“Core Sample – Additional Findings” – Alfred Ceramic Art Museum
“Core Sample – Additional Findings” an exhibit at Alfred Ceramic Art Museum on display from April 6th through July 16th. The art displayed was created for 5 different sections; Faculty, Modern and Contemporary, Ancestors, Industrial, and MFA. The work shown in this gallery are “samples of the artwork that constitutes the fundamental ground on which the museum is built.” Each piece shows/represents a different part of the history of ceramic art.
There were two sections that I was drawn towards while looking at all the pieces. The ancestors and the MFA section. The ancestor section was full of work that gave context to the other work displayed. These pieces display the passions of people working with clay and fire and presented some very unique pieces. One in particular caught my eye, “Scape IV” by Lee Somers. And the MFA section was work from graduating Master of Fine Arts students. It shows how ceramics has changed from the 20th to the 21st century, which was shown by all the pieces in the museum as well. The one piece that stood out to me in that section was “sculpture” by Marcus A. Acevedo.
Now, what stood out to me about “Scape IV” is the brilliant use of color throughout the entire piece. There is a lot going on in the entire piece and a really saturated red-ish brown dominates the piece. He then uses white and bright colors to break it up. I think color is very important to understand how to use when one is branding themselves or creating a website, or anything art related. Too often people just throw in a bunch of over saturated colors and don’t really consider the feel of the piece because of it. This piece is a very calm piece with little portions of energetic colors and textures. It is important to use color to your advantage to brand yourself. Figure out if you want to be calm, energetic, more intense, or laid back. It’s a key step in how you get people to perceive you.

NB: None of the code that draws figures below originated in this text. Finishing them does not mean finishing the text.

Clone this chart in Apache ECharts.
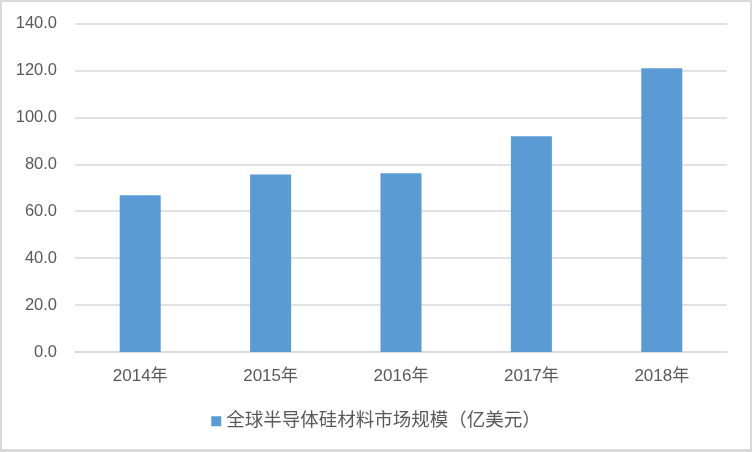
<!DOCTYPE html>
<html>
<head>
<meta charset="utf-8">
<script src="https://cdn.jsdelivr.net/npm/echarts@6/dist/echarts.min.js"></script>
<style>
html,body{margin:0;padding:0;background:#fff;}
#wrap{position:relative;width:752px;height:452px;}
#chart{position:absolute;left:0;top:0;width:752px;height:452px;}
#frame{position:absolute;left:0;top:0;width:752px;height:452px;box-sizing:border-box;border:2px solid #d9d9d9;border-bottom-width:3px;pointer-events:none;}
</style>
</head>
<body>
<div id="wrap"><div id="chart"></div><div id="frame"></div></div>
<script>
const categories = ['2014年', '2015年', '2016年', '2017年', '2018年'];
const seriesName = '全球半导体硅材料市场规模（亿美元）';
const values = [66.8, 75.7, 76.2, 91.9, 120.9];
const yMin = 0, yMax = 140, yInterval = 20;

const font = '"Liberation Sans", "Noto Sans CJK SC", sans-serif';
const chart = echarts.init(document.getElementById('chart'), null, {renderer: 'canvas'});
chart.setOption({
  animation: false,
  backgroundColor: '#fff',
  textStyle: {fontFamily: font},
  grid: {left: 75, right: 25, top: 23.5, bottom: 100, containLabel: false},
  legend: {
    data: [seriesName],
    top: 407,
    left: 'center',
    icon: 'rect',
    itemWidth: 10,
    itemHeight: 10,
    itemGap: 6,
    textStyle: {color: '#595959', fontSize: 18.5, fontFamily: font}
  },
  xAxis: {
    type: 'category',
    data: categories,
    axisLine: {lineStyle: {color: '#d9d9d9', width: 1.5}},
    axisTick: {show: false},
    axisLabel: {color: '#595959', fontSize: 17, margin: 16, fontFamily: font}
  },
  yAxis: {
    type: 'value',
    min: yMin,
    max: yMax,
    interval: yInterval,
    axisLine: {show: false},
    axisTick: {show: false},
    splitLine: {lineStyle: {color: '#d9d9d9', width: 1.5}},
    axisLabel: {color: '#595959', fontSize: 16.5, margin: 18, fontFamily: font,
      formatter: v => v.toFixed(1)}
  },
  series: [{
    name: seriesName,
    type: 'bar',
    data: values,
    barWidth: 41,
    itemStyle: {color: '#5b9bd5'}
  }]
});
</script>
</body>
</html>
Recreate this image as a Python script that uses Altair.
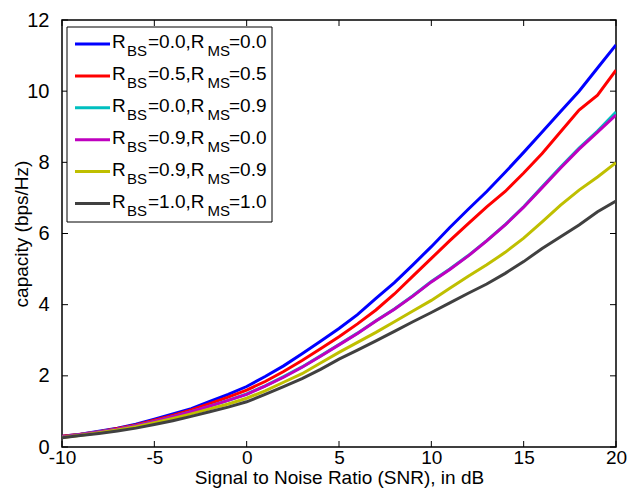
import altair as alt
import pandas as pd

# ---------------- data ----------------
snr = list(range(-10, 21))

cap_00_00 = [0.30, 0.36, 0.44, 0.53, 0.64, 0.78, 0.93, 1.08, 1.28, 1.48, 1.70,
             1.98, 2.28, 2.62, 2.97, 3.33, 3.72, 4.18, 4.62, 5.12, 5.63,
             6.17, 6.68, 7.18, 7.72, 8.28, 8.85, 9.43, 10.00, 10.65, 11.30]
cap_05_05 = [0.30, 0.36, 0.43, 0.52, 0.62, 0.75, 0.89, 1.04, 1.22, 1.40, 1.60,
             1.84, 2.12, 2.43, 2.76, 3.10, 3.46, 3.85, 4.30, 4.80, 5.30,
             5.80, 6.28, 6.75, 7.18, 7.70, 8.25, 8.86, 9.47, 9.89, 10.59]
cap_00_09 = [0.28, 0.35, 0.42, 0.50, 0.60, 0.72, 0.85, 0.99, 1.15, 1.31, 1.49,
             1.72, 1.98, 2.25, 2.56, 2.88, 3.20, 3.55, 3.88, 4.25, 4.65,
             5.00, 5.38, 5.80, 6.25, 6.75, 7.31, 7.87, 8.40, 8.88, 9.41]
cap_09_00 = [0.28, 0.35, 0.42, 0.50, 0.60, 0.72, 0.85, 0.99, 1.15, 1.31, 1.48,
             1.71, 1.96, 2.24, 2.55, 2.87, 3.19, 3.54, 3.87, 4.24, 4.64,
             4.99, 5.37, 5.79, 6.24, 6.74, 7.29, 7.84, 8.37, 8.85, 9.33]
cap_09_09 = [0.27, 0.33, 0.40, 0.48, 0.57, 0.68, 0.80, 0.93, 1.07, 1.21, 1.37,
             1.58, 1.82, 2.06, 2.36, 2.66, 2.94, 3.22, 3.52, 3.82, 4.12,
             4.46, 4.80, 5.12, 5.47, 5.87, 6.33, 6.80, 7.22, 7.59, 7.99]
cap_10_10 = [0.26, 0.32, 0.38, 0.45, 0.53, 0.63, 0.74, 0.86, 0.99, 1.12, 1.27,
             1.48, 1.70, 1.92, 2.18, 2.47, 2.72, 2.98, 3.25, 3.52, 3.78,
             4.05, 4.32, 4.58, 4.88, 5.21, 5.58, 5.91, 6.24, 6.61, 6.91]

rbs = ["0.0", "0.5", "0.0", "0.9", "0.9", "1.0"]
rms = ["0.0", "0.5", "0.9", "0.0", "0.9", "1.0"]
colors = ["#0000FF", "#FF0000", "#00BFBF", "#BF00BF", "#BFBF00", "#404040"]
series_values = [cap_00_00, cap_05_05, cap_00_09, cap_09_00, cap_09_09, cap_10_10]

x_ticks = [-10, -5, 0, 5, 10, 15, 20]
y_ticks = [0, 2, 4, 6, 8, 10, 12]

# ---------------- layout ----------------
W, H = 554, 427
FONT = "Liberation Sans"
TL = 6  # tick length

names = [f"R_BS={a},R_MS={b}" for a, b in zip(rbs, rms)]
rows = []
for k, (nm, vals) in enumerate(zip(names, series_values)):
    for s, v in zip(snr, vals):
        rows.append({"snr": s, "cap": v, "series": nm, "k": k})
df = pd.DataFrame(rows)

xs = alt.Scale(domain=[-10, 20], nice=False, zero=False)
ys = alt.Scale(domain=[0, 12], nice=False, zero=False)

lines = alt.Chart(df).mark_line(strokeWidth=3, clip=True).encode(
    x=alt.X("snr:Q", scale=xs,
            axis=alt.Axis(values=x_ticks, title="Signal to Noise Ratio (SNR), in dB",
                          labelExpr="'' + datum.value")),
    y=alt.Y("cap:Q", scale=ys,
            axis=alt.Axis(values=y_ticks, title="capacity (bps/Hz)",
                          labelExpr="'' + datum.value")),
    color=alt.Color("series:N", scale=alt.Scale(domain=names, range=colors), legend=None),
    detail="k:O",
)

xt_df = pd.DataFrame({"snr": x_ticks})
yt_df = pd.DataFrame({"cap": y_ticks})
tick_bottom = alt.Chart(xt_df).mark_rule(color="black", strokeWidth=1).encode(
    x=alt.X("snr:Q", scale=xs), y=alt.value(H), y2=alt.value(H - TL))
tick_top = alt.Chart(xt_df).mark_rule(color="black", strokeWidth=1).encode(
    x=alt.X("snr:Q", scale=xs), y=alt.value(0), y2=alt.value(TL))
tick_left = alt.Chart(yt_df).mark_rule(color="black", strokeWidth=1).encode(
    y=alt.Y("cap:Q", scale=ys), x=alt.value(0), x2=alt.value(TL))
tick_right = alt.Chart(yt_df).mark_rule(color="black", strokeWidth=1).encode(
    y=alt.Y("cap:Q", scale=ys), x=alt.value(W - TL), x2=alt.value(W))

# ---------------- custom legend (with subscripts) ----------------
LEG_X0, LEG_X1, LEG_Y0, LEG_Y1 = 5, 210, 7, 202
ROW0, ROW_STEP = 24, 31.9
SYM_X0, SYM_X1 = 13, 48
MAIN_FS, SUB_FS = 19, 15

box = alt.Chart(pd.DataFrame({"a": [0]})).mark_rect(
    fill="white", stroke="black", strokeWidth=1).encode(
    x=alt.value(LEG_X0), x2=alt.value(LEG_X1), y=alt.value(LEG_Y0), y2=alt.value(LEG_Y1))

sym_rows = []
txt_rows = []
for i, (a, b, c) in enumerate(zip(rbs, rms, colors)):
    yc = ROW0 + i * ROW_STEP
    sym_rows.append({"ly": yc, "col": c})
    base = yc + 4.3
    sub = base + 8.0
    segs = [("R", 50, base, MAIN_FS), ("BS", 65, sub, SUB_FS),
            (f"={a},R", 86, base, MAIN_FS), ("MS", 145.5, sub, SUB_FS),
            (f"={b}", 167, base, MAIN_FS)]
    for t, tx, ty, fs in segs:
        txt_rows.append({"txt": t, "tx": tx, "ty": ty, "fs": fs})

syms = alt.Chart(pd.DataFrame(sym_rows)).mark_rule(strokeWidth=3).encode(
    x=alt.value(SYM_X0), x2=alt.value(SYM_X1),
    y=alt.Y("ly:Q", scale=None),
    color=alt.Color("col:N", scale=None),
)
texts = alt.Chart(pd.DataFrame(txt_rows)).mark_text(
    align="left", baseline="alphabetic", font=FONT, color="black").encode(
    x=alt.X("tx:Q", scale=None),
    y=alt.Y("ty:Q", scale=None),
    text="txt:N",
    size=alt.Size("fs:Q", scale=None),
)

chart = alt.layer(tick_bottom, tick_top, tick_left, tick_right, lines, box, syms, texts).properties(
    width=W, height=H,
    autosize=alt.AutoSizeParams(type="none"),
    padding={"left": 62, "top": 20, "right": 11, "bottom": 44},
    background="white",
).configure_view(
    stroke="black", strokeWidth=1.5
).configure_axis(
    domain=False, ticks=False, grid=False, labelFlush=False,
    labelFont=FONT, labelColor="black",
    titleFont=FONT, titleFontSize=19, titleColor="black", titleFontWeight="normal",
).configure_axisX(
    labelFontSize=19, labelPadding=1, titlePadding=1,
).configure_axisY(
    labelFontSize=20, labelPadding=13, titlePadding=-5,
)

chart.save("out.html", embed_options={"renderer": "svg", "actions": False})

Then, what caught my eye in “sculpture” is the use of scale. This piece manages to break your perception of reality with the change in scale of the whole piece. You have a man climbing a ladder pointing at a giant head which appears to be blowing the sail of the much smaller boat. You understand each piece is connected, and give hierarchy to the big head, even with it only being the head. So the key part of this piece to apply to GMD is the use of hierarchy. Often times hierarchy can be a bit of a challenge in GMD as poster design, website design, basically anything we do must have hierarchy to make sense. One of the key ways to do this is with size. Making objects bigger gives them higher hierarchy, and also so does color. So this piece gives the big head hierarchy with size, and the man on the ladder and the boaters hierarchy with color. It is vital to pay attention to how you create hierarchy and what you are creating it for.